A friend said to me this week ‘now that you are not busy, you can come and have lunch with me’. Needless to say shame on me for having a friend say that, but in fact there is no space for shame or blame in such friendships. I digress. My reaction to him was quite different indeed – ‘don’t worry, I am still quite busy, just with many more different things’. What happens very quickly when you have a brain that has no off button like mine, and in all honesty, for many people in today’s day and age, is that you just spend a lot of time doing stuff or planning to do stuff or both. That is how we are wired. The moment we are boarding a flight we are booking another holiday. The moment we are in the theatre’s break we are planning another night out. Hubby B would always half-joke that it would be scary not having me ‘in employment’. Because that would probably just mean I would do 10x more things.
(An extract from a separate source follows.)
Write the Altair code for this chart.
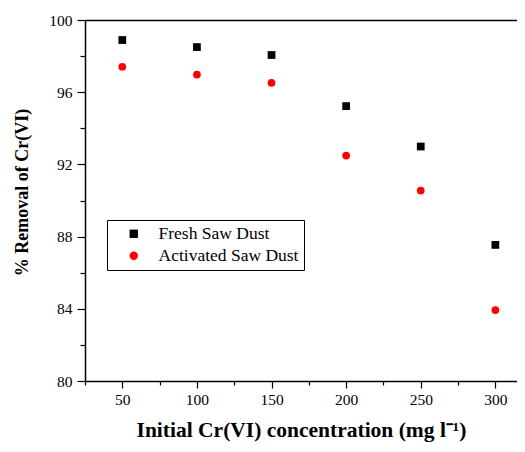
import altair as alt
import pandas as pd

conc = [50, 100, 150, 200, 250, 300]
fresh = [98.89, 98.50, 98.06, 95.23, 92.99, 87.54]
activated = [97.41, 96.98, 96.52, 92.49, 90.55, 83.93]
series = ["Fresh Saw Dust", "Activated Saw Dust"]
x_ticks = [25, 50, 75, 100, 125, 150, 175, 200, 225, 250, 275, 300]
y_ticks = [80, 82, 84, 86, 88, 90, 92, 94, 96, 98, 100]

rows = []
for c, f, a in zip(conc, fresh, activated):
    rows.append({"conc": c, "removal": f, "series": series[0]})
    rows.append({"conc": c, "removal": a, "series": series[1]})
df = pd.DataFrame(rows)

FONT = "Liberation Serif"
XDOM = [25, 314.5]

base = alt.Chart(df)

points = base.mark_point(filled=True, opacity=1, size=60).encode(
    x=alt.X(
        "conc:Q",
        scale=alt.Scale(domain=XDOM, nice=False, zero=False),
        axis=alt.Axis(
            title="Initial Cr(VI) concentration (mg l\u207b\u00b9)",
            values=x_ticks,
            labelExpr="datum.value % 50 === 0 ? datum.label : ''",
            tickSize={"condition": {"test": "datum.value % 50 !== 0", "value": 4}, "value": 7},
            grid=False,
            domainColor="black",
            tickColor="black",
            domainWidth=1.5,
            tickWidth=1.2,
            labelFont=FONT,
            labelFontSize=15.5,
            labelColor="black",
            labelPadding=4,
            titleFont=FONT,
            titleFontSize=21.5,
            titleFontWeight="bold",
            titleColor="black",
            titlePadding=12,
        ),
    ),
    y=alt.Y(
        "removal:Q",
        scale=alt.Scale(domain=[80, 100], nice=False, zero=False),
        axis=alt.Axis(
            title="% Removal of Cr(VI)",
            values=y_ticks,
            labelExpr="datum.value % 4 === 0 ? datum.label : ''",
            tickSize={"condition": {"test": "datum.value % 4 !== 0", "value": 5}, "value": 8},
            grid=False,
            domainColor="black",
            tickColor="black",
            domainWidth=1.5,
            tickWidth=1.2,
            labelFont=FONT,
            labelFontSize=15.5,
            labelColor="black",
            labelPadding=5,
            titleFont=FONT,
            titleFontSize=18,
            titleFontWeight="bold",
            titleColor="black",
            titlePadding=17,
            titleY=172,
        ),
    ),
    color=alt.Color(
        "series:N",
        scale=alt.Scale(domain=series, range=["black", "#ff0000"]),
        legend=alt.Legend(
            title=None,
            orient="none",
            legendX=22,
            legendY=200,
            strokeColor="black",
            padding=5,
            symbolOffset=13,
            labelOffset=16,
            rowPadding=3,
            labelFont=FONT,
            labelFontSize=17.5,
            labelColor="black",
            symbolSize=70,
            labelLimit=300,
            labelExpr="datum.label + '\u00a0\u00a0\u00a0'",
        ),
    ),
    shape=alt.Shape(
        "series:N",
        scale=alt.Scale(domain=series, range=["square", "circle"]),
        legend=alt.Legend(title=None),
    ),
)

top_line = base.mark_point(opacity=0).encode(
    x=alt.X(
        "conc:Q",
        scale=alt.Scale(domain=XDOM, nice=False, zero=False),
        axis=alt.Axis(orient="top", title=None, labels=False, ticks=False,
                      domainColor="black", domainWidth=1.5, grid=False),
    ),
)

chart = alt.layer(points, top_line).resolve_axis(x="independent").properties(
    width=432,
    height=361,
    autosize=alt.AutoSizeParams(type="none"),
    padding={"left": 77, "top": 12, "right": 0, "bottom": 62},
).configure_view(stroke=None)

chart.save("out.html", embed_options={"renderer": "svg", "actions": False})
The verdict is out on whether he is right but I see early indicators.
In the search of mindspace
It has been a real trouble for me to have any kind of mindspace. Say that you consider reading a book as a way to get mindspace. That’s not what it does for me. Reading still gets you into a story (if it is fiction I am hooked) or into a concept (if it is non fiction I am taking notes). So the definition is somewhat unclear at times. And clearly not consistent across people.
One way in which I try to create this space is to just drive silently in the car, or alternatively tune in a music that my brain knows by heart and does not engage. I spoke a bit about this when I spoke about my trips to Spain as well, to allow your brain to feel bored. That is when space exists. That is the moment when I am there and even for a short minute nowhere else. There are always the first 10 things that come to mind, and perhaps I stop to note them down (without crashing), but eventually the rush stops or at least slows down. Big thoughts come in. Bigger ideas. Bigger moments.
Am I getting as much mindspace as I thought I might? Not as much. In all honesty I always knew I am not an easy one to pull the plug. So that is part of the process, learning about myself and how I create this space. And what it means to me.